▶ **DATA TO PROCESS**:
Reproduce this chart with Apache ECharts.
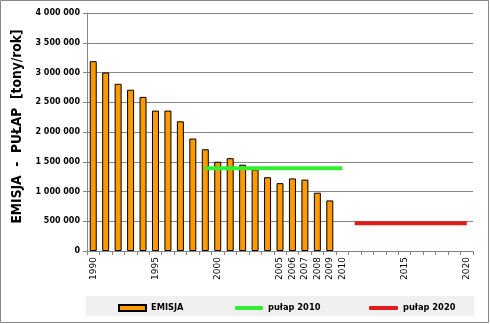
<!DOCTYPE html>
<html>
<head>
<meta charset="utf-8">
<script src="https://cdn.jsdelivr.net/npm/echarts@6/dist/echarts.min.js"></script>
<style>html,body{margin:0;padding:0;background:#fff}#c{width:490px;height:324px}</style>
</head>
<body>
<div id="c"></div>
<script>
var years = ['1990','1991','1992','1993','1994','1995','1996','1997','1998','1999','2000','2001','2002','2003','2004','2005','2006','2007','2008','2009','2010','2011','2012','2013','2014','2015','2016','2017','2018','2019','2020'];
var emisja = [3190000,3000000,2810000,2710000,2590000,2360000,2360000,2180000,1890000,1710000,1500000,1560000,1450000,1370000,1240000,1140000,1220000,1200000,980000,850000,null,null,null,null,null,null,null,null,null,null,null];
var pulap2010 = [null,null,null,null,null,null,null,null,null,1390000,1390000,1390000,1390000,1390000,1390000,1390000,1390000,1390000,1390000,1390000,1390000,null,null,null,null,null,null,null,null,null,null];
var pulap2020 = [null,null,null,null,null,null,null,null,null,null,null,null,null,null,null,null,null,null,null,null,null,465000,465000,465000,465000,465000,465000,465000,465000,465000,465000];
var shownYearLabels = ['1990','1995','2000','2005','2006','2007','2008','2009','2010','2015','2020'];

var chart = echarts.init(document.getElementById('c'), null, {renderer:'canvas'});
var legendText = {fontFamily:'DejaVu Sans', fontWeight:'bold', fontSize:8.3, color:'#000'};
chart.setOption({
  animation:false,
  backgroundColor:'#fff',
  graphic:[
    {type:'rect', shape:{x:0.5,y:0.5,width:488,height:322}, style:{fill:'none',stroke:'#868686',lineWidth:1}, z:-10},
    {type:'rect', shape:{x:86,y:296,width:388,height:20}, style:{fill:'#f0f0f0'}, z:-9}
  ],
  grid:{left:87,right:17,top:13,bottom:73,containLabel:false},
  xAxis:{
    type:'category', data:years, boundaryGap:true,
    axisLine:{lineStyle:{color:'#868686',width:1}},
    axisTick:{show:true,interval:0,length:4,lineStyle:{color:'#868686'}},
    axisLabel:{
      interval:function(i,v){return shownYearLabels.indexOf(v)>=0;},
      rotate:90, margin:6, fontFamily:'DejaVu Sans', fontSize:9, color:'#000'
    },
    splitLine:{show:false}
  },
  yAxis:{
    type:'value', min:0, max:4000000, interval:500000,
    name:'EMISJA  -  PUŁAP  [tony/rok]', nameLocation:'middle', nameRotate:90, nameGap:54,
    nameTextStyle:{fontFamily:'DejaVu Sans Condensed, Liberation Sans', fontWeight:'bold', fontSize:13.7, color:'#000', padding:[0,0,0,11]},
    axisLine:{show:true,lineStyle:{color:'#868686',width:1}},
    axisTick:{show:true,length:4,lineStyle:{color:'#868686'}},
    axisLabel:{margin:7, fontFamily:'DejaVu Sans', fontWeight:'bold', fontSize:8, color:'#000',
      formatter:function(v){return String(v).replace(/\B(?=(\d{3})+(?!\d))/g,' ');}},
    splitLine:{show:true,lineStyle:{color:'#868686',width:1}}
  },
  legend:[
    {data:['EMISJA'], left:113, top:299, itemWidth:27, itemHeight:6, icon:'rect', textStyle:legendText, selectedMode:false},
    {data:['pułap 2010'], left:230, top:299, itemWidth:28, itemHeight:4, icon:'roundRect', textStyle:legendText, selectedMode:false},
    {data:['pułap 2020'], left:364, top:299, itemWidth:29, itemHeight:4, icon:'roundRect', textStyle:legendText, selectedMode:false}
  ],
  series:[
    {name:'EMISJA', type:'bar', data:emisja, barWidth:7,
      itemStyle:{color:'#FF9900', borderColor:'#000', borderWidth:1}, z:2},
    {name:'pułap 2010', type:'line', data:pulap2010, showSymbol:false, symbol:'none', connectNulls:false,
      lineStyle:{color:'#33EE33', width:4}, itemStyle:{color:'#33EE33'}, z:5},
    {name:'pułap 2020', type:'line', data:pulap2020, showSymbol:false, symbol:'none', connectNulls:false,
      lineStyle:{color:'#E21B1B', width:4}, itemStyle:{color:'#E21B1B'}, z:5}
  ]
});
</script>
</body>
</html>
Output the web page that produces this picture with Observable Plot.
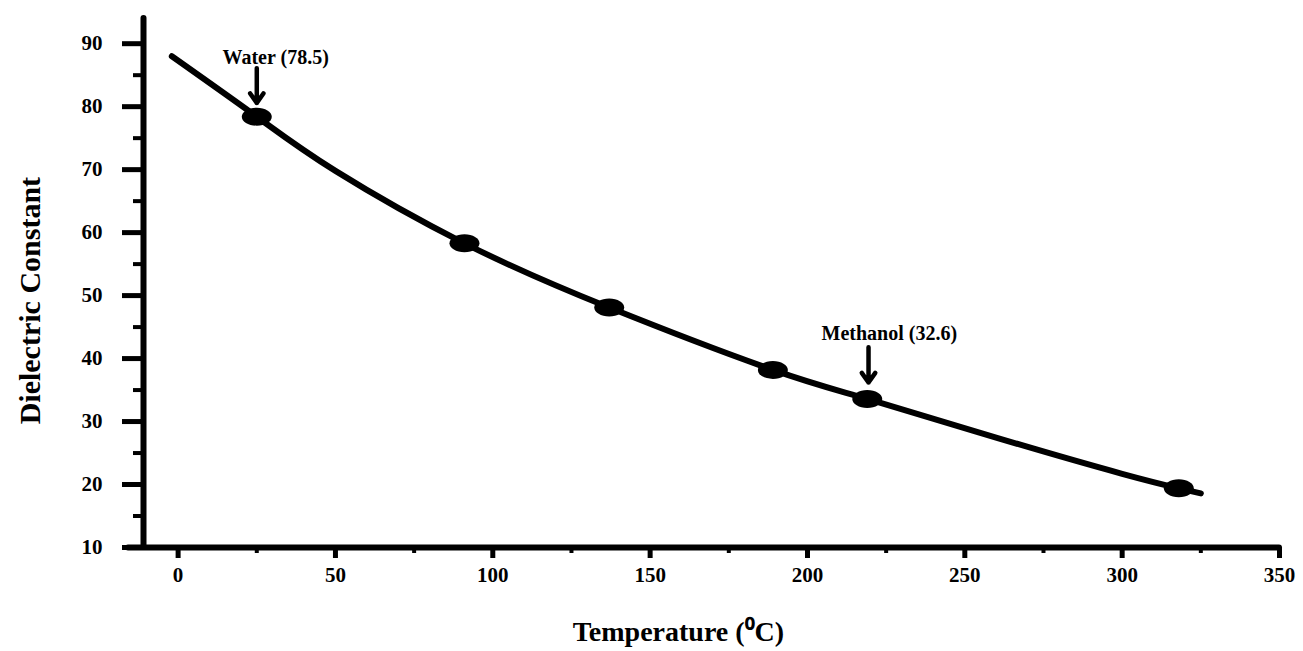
<!DOCTYPE html>
<html><head><meta charset="utf-8">
<script src="https://cdn.jsdelivr.net/npm/d3@7"></script>
<script src="https://cdn.jsdelivr.net/npm/@observablehq/plot@0.6"></script>
<style>
body{margin:0;background:#fff;}
g[aria-label="ytitle"] text{letter-spacing:1.6px;}
g[aria-label="notes"] text{letter-spacing:0.8px;}
</style>
</head><body><div id="chart"></div>
<script>
// Curve samples (temperature °C, dielectric constant)
const curveT = [-2, 25, 50, 91, 137, 189, 219, 261, 300, 318, 325];
const curveE = [88, 78.4, 69.8, 58.3, 48.1, 38.2, 33.6, 27.3, 21.7, 19.4, 18.6];
// Marked points
const pointT = [25, 91, 137, 189, 219, 318];
const pointE = [78.4, 58.3, 48.1, 38.2, 33.6, 19.4];
// Annotations
const noteText = ["Water (78.5)", "Methanol (32.6)"];
const noteX = [31, 226];
const noteY = [87.8, 44];
const arrowX = [25, 219.4];
const arrowTop = [86.1, 41.8];
const arrowBottom = [80.6, 36.2];
const xTicks = [0, 50, 100, 150, 200, 250, 300, 350];
const xMinor = [25, 75, 125, 175, 225, 275, 325];
const yTicks = [10, 20, 30, 40, 50, 60, 70, 80, 90];
const yMinor = [15, 25, 35, 45, 55, 65, 75, 85];
const xTitle = "Temperature (\u2070C)";
const yTitle = "Dielectric Constant";

const curve = curveT.map((t, i) => ({t, e: curveE[i]}));
const points = pointT.map((t, i) => ({t, e: pointE[i]}));
const notes = noteText.map((s, i) => ({s, x: noteX[i], y: noteY[i], ax: arrowX[i], y1: arrowTop[i], y2: arrowBottom[i]}));

// ellipse symbol
const ellipse = {
  draw(ctx) {
    const rx = 15, ry = 9, k = 0.5523;
    ctx.moveTo(rx, 0);
    ctx.bezierCurveTo(rx, ry * k, rx * k, ry, 0, ry);
    ctx.bezierCurveTo(-rx * k, ry, -rx, ry * k, -rx, 0);
    ctx.bezierCurveTo(-rx, -ry * k, -rx * k, -ry, 0, -ry);
    ctx.bezierCurveTo(rx * k, -ry, rx, -ry * k, rx, 0);
    ctx.closePath();
  }
};

const X0 = -11, Y0 = 10;
const pxX = 3.147, pxY = 6.298; // px per data unit (for tick lengths)
const font = "Liberation Serif, Times New Roman, serif";
const chart = Plot.plot({
  width: 1303, height: 651,
  marginLeft: 143, marginRight: 24, marginTop: 18, marginBottom: 104,
  x: {domain: [X0, 350]},
  y: {domain: [Y0, 94]},
  style: {fontFamily: font, fontWeight: "bold", fontSize: "21px", color: "#000", background: "#fff"},
  marks: [
    Plot.axisX({ticks: xTicks, tickSize: 0, tickPadding: 20, fontSize: 21, fontWeight: "bold", label: null}),
    Plot.axisY({ticks: yTicks, tickSize: 0, tickPadding: 41, fontSize: 21, fontWeight: "bold", label: null}),
    // tick marks
    Plot.ruleX(xTicks, {x: d => d, y1: Y0, y2: Y0 - 11 / pxY, strokeWidth: 5, clip: false}),
    Plot.ruleX(xMinor, {x: d => d, y1: Y0, y2: Y0 - 6 / pxY, strokeWidth: 4, clip: false}),
    Plot.ruleY(yTicks, {y: d => d, x1: X0, x2: X0 - 21 / pxX, strokeWidth: 5, clip: false}),
    Plot.ruleY(yMinor, {y: d => d, x1: X0, x2: X0 - 10 / pxX, strokeWidth: 4, clip: false}),
    // axis lines
    Plot.ruleY([Y0], {x1: X0 - 15 / pxX, x2: 350, strokeWidth: 6, strokeLinecap: "round", clip: false}),
    Plot.ruleX([X0], {y1: Y0, y2: 94, strokeWidth: 6, strokeLinecap: "round"}),
    Plot.line(curve, {x: "t", y: "e", curve: "natural", stroke: "#000", strokeWidth: 6, strokeLinecap: "round"}),
    Plot.dot(points, {x: "t", y: "e", symbol: ellipse, fill: "#000", stroke: "none"}),
    Plot.arrow(notes, {x1: "ax", x2: "ax", y1: "y1", y2: "y2", stroke: "#000", strokeWidth: 4.5, headLength: 13, headAngle: 70}),
    Plot.text(notes, {x: "x", y: "y", text: "s", fontSize: 20, fontWeight: "bold", fill: "#000", ariaLabel: "notes"}),
    Plot.text([yTitle], {x: X0 - 113 / pxX, y: 49.2, rotate: -90, fontSize: 30, fontWeight: "bold", fill: "#000", ariaLabel: "ytitle"}),
    Plot.text([xTitle], {x: 159, y: Y0 - 85 / pxY, fontSize: 28, fontWeight: "bold", fill: "#000"})
  ]
});
document.getElementById("chart").appendChild(chart);
</script>
</body></html>
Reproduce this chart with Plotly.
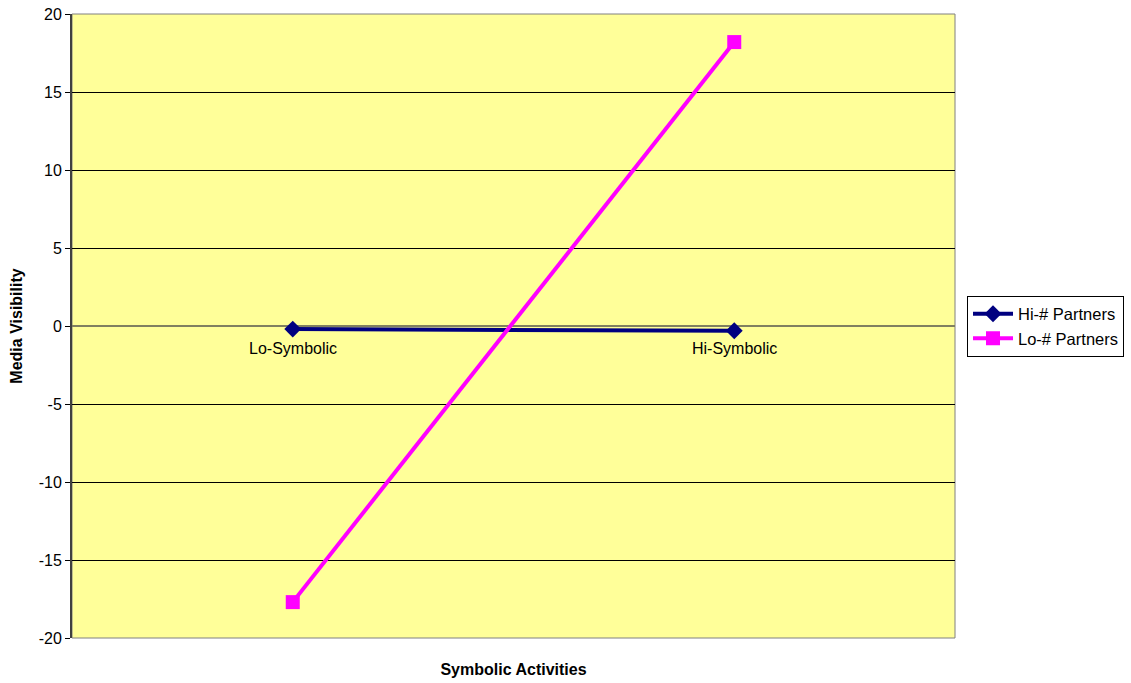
import plotly.graph_objects as go

# Interaction plot: media visibility by symbolic activity level
categories = ["Lo-Symbolic", "Hi-Symbolic"]
hi_partners = [-0.2, -0.3]
lo_partners = [-17.7, 18.2]
y_ticks = [-20, -15, -10, -5, 0, 5, 10, 15, 20]
y_tick_text = [str(v) for v in y_ticks]  # plain hyphen minus signs

fig = go.Figure()
fig.add_trace(go.Scatter(
    x=categories, y=hi_partners, name="Hi-# Partners", mode="lines+markers",
    line=dict(color="#000080", width=4),
    marker=dict(symbol="diamond", size=13, color="#000080"),
))
fig.add_trace(go.Scatter(
    x=categories, y=lo_partners, name="Lo-# Partners", mode="lines+markers",
    line=dict(color="#FF00FF", width=4),
    marker=dict(symbol="square", size=14, color="#FF00FF"),
))

# Category labels sit just below the zero line
for c in categories:
    fig.add_annotation(x=c, y=0, text=c, showarrow=False, yanchor="top",
                       yshift=-12, font=dict(family="Arial", size=16, color="#000000"))

# Plot-area border
fig.add_shape(type="rect", xref="paper", yref="paper", x0=0, y0=0, x1=1, y1=1,
              line=dict(color="#808080", width=1), layer="below")

fig.update_layout(
    width=1131, height=683,
    margin=dict(l=72, r=176, t=14, b=45, autoexpand=False),
    paper_bgcolor="white", plot_bgcolor="#FFFF99",
    font=dict(family="Arial", size=16, color="#000000"),
    xaxis=dict(
        type="category", range=[-0.5, 1.5], showticklabels=False, showgrid=False,
        zeroline=False, showline=False, ticks="", automargin=False,
        title=dict(text="<b>Symbolic Activities</b>", font=dict(size=16), standoff=25),
    ),
    yaxis=dict(
        range=[-20, 20], tickvals=y_ticks, ticktext=y_tick_text, automargin=False,
        showgrid=True, gridcolor="#000000", gridwidth=1,
        zeroline=True, zerolinecolor="#808060", zerolinewidth=2,
        showline=True, linecolor="#404040", linewidth=2,
        ticks="outside", ticklen=5, tickcolor="#000000",
        tickfont=dict(size=16),
        title=dict(text="<b>Media Visibility</b>", font=dict(size=16), standoff=12),
    ),
    legend=dict(
        x=1.0136, y=0.5, xanchor="left", yanchor="middle",
        bordercolor="#000000", borderwidth=1, bgcolor="white",
        font=dict(family="Arial", size=16.5), tracegroupgap=0, itemwidth=40,
    ),
)

fig.write_html("out.html")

▶ **YOUR INSTRUCTIONS**: Give again, word for word, the lines from the one that contains "Reproduce this chart with Plotly." to the one that contains "import plotly.graph_objects as go", both included. Omit the pictures.

▶ **ANSWER TO THE PROBLEM**:
Reproduce this chart with Plotly.
import plotly.graph_objects as go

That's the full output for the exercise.